> _YOUR GOAL_:
Reproduce each line from the records that holds "this".

> _RECORD EXCERPTS_:
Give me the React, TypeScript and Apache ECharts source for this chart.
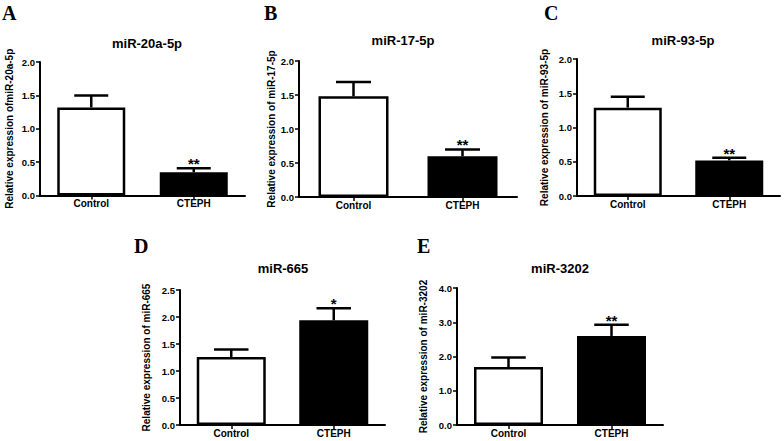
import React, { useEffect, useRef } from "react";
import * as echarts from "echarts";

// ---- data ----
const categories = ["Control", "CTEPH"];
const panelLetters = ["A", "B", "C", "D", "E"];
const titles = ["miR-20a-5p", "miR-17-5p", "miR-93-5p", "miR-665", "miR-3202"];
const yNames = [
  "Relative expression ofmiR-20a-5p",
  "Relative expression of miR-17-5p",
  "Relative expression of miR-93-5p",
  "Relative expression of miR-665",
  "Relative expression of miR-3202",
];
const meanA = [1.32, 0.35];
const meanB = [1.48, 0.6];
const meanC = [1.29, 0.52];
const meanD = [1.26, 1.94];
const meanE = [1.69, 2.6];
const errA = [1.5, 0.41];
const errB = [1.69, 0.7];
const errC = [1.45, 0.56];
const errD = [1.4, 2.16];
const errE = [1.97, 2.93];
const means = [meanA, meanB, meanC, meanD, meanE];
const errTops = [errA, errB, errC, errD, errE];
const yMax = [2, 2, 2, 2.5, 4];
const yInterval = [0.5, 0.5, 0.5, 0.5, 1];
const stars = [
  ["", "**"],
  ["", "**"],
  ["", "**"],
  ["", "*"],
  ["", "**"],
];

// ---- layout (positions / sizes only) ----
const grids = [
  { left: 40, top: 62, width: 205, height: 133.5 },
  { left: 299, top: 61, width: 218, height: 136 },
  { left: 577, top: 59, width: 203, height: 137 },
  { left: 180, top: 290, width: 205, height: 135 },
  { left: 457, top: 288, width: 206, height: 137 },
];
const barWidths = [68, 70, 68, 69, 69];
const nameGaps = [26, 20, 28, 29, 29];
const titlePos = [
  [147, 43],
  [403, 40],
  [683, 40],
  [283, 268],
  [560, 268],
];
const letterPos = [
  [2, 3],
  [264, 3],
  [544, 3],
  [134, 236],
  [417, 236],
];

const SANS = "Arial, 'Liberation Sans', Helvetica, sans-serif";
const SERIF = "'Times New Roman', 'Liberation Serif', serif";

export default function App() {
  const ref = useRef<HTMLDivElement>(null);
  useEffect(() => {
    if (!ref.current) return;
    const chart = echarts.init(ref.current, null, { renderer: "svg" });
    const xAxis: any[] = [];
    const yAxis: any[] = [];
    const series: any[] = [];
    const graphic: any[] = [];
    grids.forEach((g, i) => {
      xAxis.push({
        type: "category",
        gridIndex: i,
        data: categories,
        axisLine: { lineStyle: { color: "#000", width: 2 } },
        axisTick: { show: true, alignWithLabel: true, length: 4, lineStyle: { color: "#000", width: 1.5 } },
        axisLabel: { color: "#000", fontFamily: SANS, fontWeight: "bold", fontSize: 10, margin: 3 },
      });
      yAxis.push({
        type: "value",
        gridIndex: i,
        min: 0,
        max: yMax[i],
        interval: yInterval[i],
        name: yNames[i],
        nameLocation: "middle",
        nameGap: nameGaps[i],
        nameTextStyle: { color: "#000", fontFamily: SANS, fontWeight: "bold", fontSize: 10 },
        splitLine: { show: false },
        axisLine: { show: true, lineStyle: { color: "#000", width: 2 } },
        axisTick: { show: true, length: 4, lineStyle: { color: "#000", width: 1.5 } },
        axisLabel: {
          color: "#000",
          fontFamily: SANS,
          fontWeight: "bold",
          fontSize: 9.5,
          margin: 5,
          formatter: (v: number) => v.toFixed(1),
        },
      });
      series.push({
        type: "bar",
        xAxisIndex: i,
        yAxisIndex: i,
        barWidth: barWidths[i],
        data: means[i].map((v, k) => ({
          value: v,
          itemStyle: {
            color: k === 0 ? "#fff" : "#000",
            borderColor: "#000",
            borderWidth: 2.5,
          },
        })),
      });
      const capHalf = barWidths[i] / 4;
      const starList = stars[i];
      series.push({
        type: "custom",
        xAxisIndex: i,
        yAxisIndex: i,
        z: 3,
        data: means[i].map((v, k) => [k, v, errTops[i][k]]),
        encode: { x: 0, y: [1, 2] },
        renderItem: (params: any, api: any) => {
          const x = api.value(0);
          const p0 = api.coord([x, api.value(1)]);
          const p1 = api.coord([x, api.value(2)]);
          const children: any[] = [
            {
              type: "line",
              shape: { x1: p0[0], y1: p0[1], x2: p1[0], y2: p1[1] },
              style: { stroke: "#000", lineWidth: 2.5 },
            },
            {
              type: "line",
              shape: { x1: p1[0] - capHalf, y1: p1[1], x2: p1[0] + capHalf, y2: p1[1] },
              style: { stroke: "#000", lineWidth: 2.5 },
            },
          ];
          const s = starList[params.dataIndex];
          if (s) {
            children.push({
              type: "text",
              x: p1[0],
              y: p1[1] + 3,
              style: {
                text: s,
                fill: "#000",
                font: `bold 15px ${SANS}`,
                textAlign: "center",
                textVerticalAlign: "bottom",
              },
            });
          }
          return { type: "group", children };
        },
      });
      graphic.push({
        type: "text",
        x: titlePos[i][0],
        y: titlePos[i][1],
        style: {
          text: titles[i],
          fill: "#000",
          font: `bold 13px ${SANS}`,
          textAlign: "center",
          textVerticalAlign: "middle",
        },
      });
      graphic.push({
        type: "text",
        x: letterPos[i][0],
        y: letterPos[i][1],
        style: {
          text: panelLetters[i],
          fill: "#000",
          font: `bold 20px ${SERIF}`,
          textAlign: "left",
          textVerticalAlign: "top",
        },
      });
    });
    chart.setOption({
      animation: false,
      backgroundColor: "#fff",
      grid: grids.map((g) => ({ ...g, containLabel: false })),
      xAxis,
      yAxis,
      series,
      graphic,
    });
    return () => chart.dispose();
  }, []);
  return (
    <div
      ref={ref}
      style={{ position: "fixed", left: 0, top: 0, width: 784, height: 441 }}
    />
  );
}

...

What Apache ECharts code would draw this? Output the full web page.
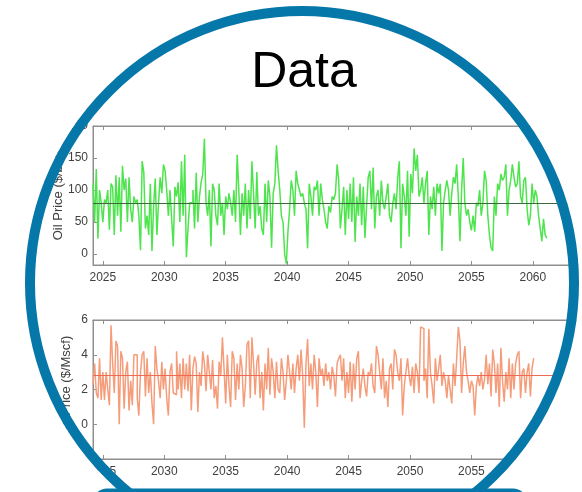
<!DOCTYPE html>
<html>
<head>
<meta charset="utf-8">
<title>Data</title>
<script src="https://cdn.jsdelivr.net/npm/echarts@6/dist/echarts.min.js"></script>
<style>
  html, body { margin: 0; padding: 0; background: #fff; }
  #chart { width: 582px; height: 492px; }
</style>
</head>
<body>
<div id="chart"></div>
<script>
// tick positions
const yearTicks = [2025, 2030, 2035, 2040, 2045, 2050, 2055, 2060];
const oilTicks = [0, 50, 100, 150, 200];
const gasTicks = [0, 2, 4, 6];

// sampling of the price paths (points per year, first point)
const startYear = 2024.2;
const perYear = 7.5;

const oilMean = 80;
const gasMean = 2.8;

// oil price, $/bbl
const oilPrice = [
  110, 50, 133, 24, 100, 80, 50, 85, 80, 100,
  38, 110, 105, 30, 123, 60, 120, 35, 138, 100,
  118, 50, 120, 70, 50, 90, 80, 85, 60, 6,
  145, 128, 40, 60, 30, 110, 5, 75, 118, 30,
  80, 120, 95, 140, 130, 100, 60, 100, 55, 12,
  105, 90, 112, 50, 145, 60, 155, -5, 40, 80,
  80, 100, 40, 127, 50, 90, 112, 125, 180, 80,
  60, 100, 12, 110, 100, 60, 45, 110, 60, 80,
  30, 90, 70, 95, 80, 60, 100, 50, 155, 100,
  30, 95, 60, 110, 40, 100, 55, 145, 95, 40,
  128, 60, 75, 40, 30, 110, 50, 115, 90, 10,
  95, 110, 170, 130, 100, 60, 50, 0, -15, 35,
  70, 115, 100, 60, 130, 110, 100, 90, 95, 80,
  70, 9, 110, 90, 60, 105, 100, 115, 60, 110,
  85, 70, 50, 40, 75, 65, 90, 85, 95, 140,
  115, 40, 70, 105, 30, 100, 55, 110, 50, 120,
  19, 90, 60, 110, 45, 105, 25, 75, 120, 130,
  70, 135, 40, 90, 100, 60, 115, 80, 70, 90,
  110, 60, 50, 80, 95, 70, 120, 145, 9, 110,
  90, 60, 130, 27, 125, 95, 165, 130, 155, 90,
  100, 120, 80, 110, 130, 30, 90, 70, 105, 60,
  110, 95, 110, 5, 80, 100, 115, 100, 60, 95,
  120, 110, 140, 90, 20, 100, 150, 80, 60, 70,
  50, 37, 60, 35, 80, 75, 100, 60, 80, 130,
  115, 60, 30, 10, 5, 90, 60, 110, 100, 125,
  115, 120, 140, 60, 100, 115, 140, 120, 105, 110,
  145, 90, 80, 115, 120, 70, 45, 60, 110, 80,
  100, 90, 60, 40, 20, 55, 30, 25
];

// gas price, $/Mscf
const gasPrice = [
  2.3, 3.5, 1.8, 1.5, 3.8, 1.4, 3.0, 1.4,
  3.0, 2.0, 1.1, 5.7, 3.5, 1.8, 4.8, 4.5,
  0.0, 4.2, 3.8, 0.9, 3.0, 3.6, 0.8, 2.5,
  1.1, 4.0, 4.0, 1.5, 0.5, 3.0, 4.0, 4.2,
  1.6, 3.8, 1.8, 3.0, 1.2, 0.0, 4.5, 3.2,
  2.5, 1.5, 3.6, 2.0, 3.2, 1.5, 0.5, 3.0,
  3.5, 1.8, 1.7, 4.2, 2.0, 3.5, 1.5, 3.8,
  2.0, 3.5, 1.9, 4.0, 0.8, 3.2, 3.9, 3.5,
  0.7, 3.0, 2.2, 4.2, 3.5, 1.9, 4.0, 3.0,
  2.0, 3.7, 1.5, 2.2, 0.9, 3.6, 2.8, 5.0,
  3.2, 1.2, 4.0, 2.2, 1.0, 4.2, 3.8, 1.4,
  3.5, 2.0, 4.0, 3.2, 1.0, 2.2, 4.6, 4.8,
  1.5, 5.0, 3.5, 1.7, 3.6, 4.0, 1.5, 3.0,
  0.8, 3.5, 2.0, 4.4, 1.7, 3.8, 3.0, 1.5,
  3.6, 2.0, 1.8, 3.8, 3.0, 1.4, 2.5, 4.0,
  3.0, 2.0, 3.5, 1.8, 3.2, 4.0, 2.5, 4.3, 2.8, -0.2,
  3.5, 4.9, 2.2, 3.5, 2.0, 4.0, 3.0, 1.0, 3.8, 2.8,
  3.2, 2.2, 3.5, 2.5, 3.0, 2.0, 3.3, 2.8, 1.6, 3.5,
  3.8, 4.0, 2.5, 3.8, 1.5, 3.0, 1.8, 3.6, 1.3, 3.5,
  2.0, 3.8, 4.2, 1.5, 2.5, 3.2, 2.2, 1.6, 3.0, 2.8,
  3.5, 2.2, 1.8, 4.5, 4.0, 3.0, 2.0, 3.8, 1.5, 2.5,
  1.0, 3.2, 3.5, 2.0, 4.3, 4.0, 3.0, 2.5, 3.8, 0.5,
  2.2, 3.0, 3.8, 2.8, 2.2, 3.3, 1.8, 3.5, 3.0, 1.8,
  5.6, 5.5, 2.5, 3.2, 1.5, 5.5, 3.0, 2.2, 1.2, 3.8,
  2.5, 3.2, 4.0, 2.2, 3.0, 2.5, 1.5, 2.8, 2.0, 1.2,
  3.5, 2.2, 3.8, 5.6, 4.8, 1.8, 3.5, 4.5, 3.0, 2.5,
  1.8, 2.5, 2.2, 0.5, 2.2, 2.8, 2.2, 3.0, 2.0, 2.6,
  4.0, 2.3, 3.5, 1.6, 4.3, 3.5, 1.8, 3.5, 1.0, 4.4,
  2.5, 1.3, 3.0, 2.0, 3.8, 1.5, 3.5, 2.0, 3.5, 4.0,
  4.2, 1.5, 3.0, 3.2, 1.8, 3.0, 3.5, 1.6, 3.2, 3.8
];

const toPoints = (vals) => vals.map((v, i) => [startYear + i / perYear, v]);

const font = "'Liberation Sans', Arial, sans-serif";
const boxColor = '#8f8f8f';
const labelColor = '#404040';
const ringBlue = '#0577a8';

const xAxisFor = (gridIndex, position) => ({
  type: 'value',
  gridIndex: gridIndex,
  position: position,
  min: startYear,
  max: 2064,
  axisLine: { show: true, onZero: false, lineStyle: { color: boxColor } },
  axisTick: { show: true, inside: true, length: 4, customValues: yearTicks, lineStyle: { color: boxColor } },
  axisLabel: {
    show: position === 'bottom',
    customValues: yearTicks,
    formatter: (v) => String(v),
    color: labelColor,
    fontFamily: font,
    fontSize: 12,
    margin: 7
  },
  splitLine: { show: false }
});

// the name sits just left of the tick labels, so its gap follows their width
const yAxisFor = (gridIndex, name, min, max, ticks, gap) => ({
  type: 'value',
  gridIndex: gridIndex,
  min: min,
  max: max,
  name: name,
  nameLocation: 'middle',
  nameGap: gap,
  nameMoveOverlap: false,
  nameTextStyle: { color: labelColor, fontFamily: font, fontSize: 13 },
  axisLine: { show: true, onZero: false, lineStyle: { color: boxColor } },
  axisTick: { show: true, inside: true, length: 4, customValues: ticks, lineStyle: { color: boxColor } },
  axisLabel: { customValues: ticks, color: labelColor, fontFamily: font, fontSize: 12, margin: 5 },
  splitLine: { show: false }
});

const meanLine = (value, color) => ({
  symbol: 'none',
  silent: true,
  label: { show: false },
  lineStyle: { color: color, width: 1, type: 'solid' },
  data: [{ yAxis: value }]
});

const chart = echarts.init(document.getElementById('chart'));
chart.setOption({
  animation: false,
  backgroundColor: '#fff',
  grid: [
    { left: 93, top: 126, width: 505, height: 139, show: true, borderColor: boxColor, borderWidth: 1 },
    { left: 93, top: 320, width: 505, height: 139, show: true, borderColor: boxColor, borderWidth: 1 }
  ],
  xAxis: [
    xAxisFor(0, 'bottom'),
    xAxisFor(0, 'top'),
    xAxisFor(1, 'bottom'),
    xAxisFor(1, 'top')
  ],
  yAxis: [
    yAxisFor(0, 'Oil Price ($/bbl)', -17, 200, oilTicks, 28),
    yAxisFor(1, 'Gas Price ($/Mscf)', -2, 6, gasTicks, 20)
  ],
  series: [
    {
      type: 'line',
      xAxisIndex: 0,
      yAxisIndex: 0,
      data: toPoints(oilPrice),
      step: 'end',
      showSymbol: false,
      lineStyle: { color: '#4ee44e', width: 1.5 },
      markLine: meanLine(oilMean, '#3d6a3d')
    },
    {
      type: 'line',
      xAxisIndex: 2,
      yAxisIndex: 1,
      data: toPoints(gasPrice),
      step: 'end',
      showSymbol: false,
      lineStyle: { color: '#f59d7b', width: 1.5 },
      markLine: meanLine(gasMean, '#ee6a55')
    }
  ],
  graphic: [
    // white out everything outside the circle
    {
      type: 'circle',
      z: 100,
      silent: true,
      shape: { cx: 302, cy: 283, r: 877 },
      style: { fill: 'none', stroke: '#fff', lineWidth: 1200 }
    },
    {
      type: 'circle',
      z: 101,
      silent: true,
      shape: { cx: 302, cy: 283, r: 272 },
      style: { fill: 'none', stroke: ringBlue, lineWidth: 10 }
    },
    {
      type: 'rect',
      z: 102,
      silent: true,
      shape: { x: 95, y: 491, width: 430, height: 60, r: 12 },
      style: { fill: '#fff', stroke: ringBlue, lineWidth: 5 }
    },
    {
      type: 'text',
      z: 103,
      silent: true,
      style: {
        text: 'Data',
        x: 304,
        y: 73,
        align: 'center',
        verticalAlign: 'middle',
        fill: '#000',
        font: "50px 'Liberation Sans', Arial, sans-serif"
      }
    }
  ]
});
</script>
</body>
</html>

> _EXERCISE RESPONSE_:
Give me the React, TypeScript and Apache ECharts source for this chart.
What Apache ECharts code would draw this? Output the full web page.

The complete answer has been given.